La poursuite en justice des pirates marque le pas
(BRUXELLES2) Ce qui avait fait la marque même de l'opération européenne anti-piraterie EUNAVFOR Atalanta : la poursuite en justice des pirates. Celle-ci semble marquer le pas. La libération des suspects par la frégate allemande Brandenburg, le 15 septembre, le montre. Comme fin août, des suspects relâches par les Norvégiens.
A cela plusieurs raisons
Tout d'abord, le manque d'entrain ou de places disponibles dans les Etats de la région. Au Kenya, l'évacuation est devenue plus délicate ces derniers temps. Les prisons kenyanes semblent pleines et les Kenyans peu prêts d'accepter de nouveaux prisonniers. Les procédures judiciaires en cours ne se déroulent pas aussi bien que prévu. Avec la Tanzanie, l'accord entrevu un moment donné, semble pour l'instant gelé. Quant à l'accord avec les Seychelles, si les spécialistes européennes mettent la main sur un accord de transfert de suspects (et également de protection des troupes (SOFA) pour l'installation d'une (petite) base logistique aérienne et/ou maritime), il ne faut pas en espérer beaucoup. Selon plusieurs experts, l'archipel de l'Océan indien ne pourra pas vraiment accepter beaucoup de prisonniers. Et se posera toujours la question de "la distance". C'est d'ailleurs la seconde motivation de cette évolution.
Une raison opérationnelle : la distance. Un transfert au Kenya ou dans un autre pays signifie un retour au port pour une frégate, donc une
perte opérationnelle de plus d'une dizaine de jours. La libération est alors le moindre mal...
Enfin, viennent des motivations juridiques. Plusieurs suspects semblent avoir été libérés car les preuves étaient "limites", trop faibles.
Afin de remédier à cet état de fait, deux Etats au moins - l'Espagne avec un projet présenté en novembre 2008 et la France avec un projet datant de septembre 2009 - semblent avoir décidé de revenir à la solution du "rapatriement" des pirates en Europe.

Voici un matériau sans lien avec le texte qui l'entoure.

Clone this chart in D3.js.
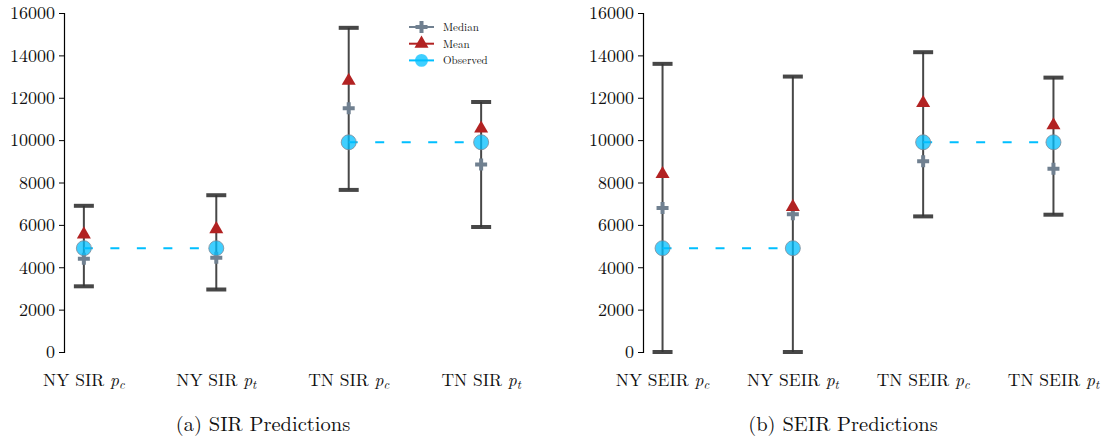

Solution envisagée au début de l'opération et abandonnée ensuite sous le poids des difficultés juridiques. Il faut, en effet, avoir dans le droit national une incrimination suffisamment solide pour englober toutes les hypothèses, une compétence universelle en fait en matière de piraterie (comme le permet les conventions internationales sur le droit de la mer), une délégation à une autorité pour l'arrestation et un tribunal compétent et une procédure adéquate conforme à la fois aux normes nationales et européennes (notamment de la Cour européenne des droits de l'homme : traduction devant un juge dans un délai rapide, droits de la défense...).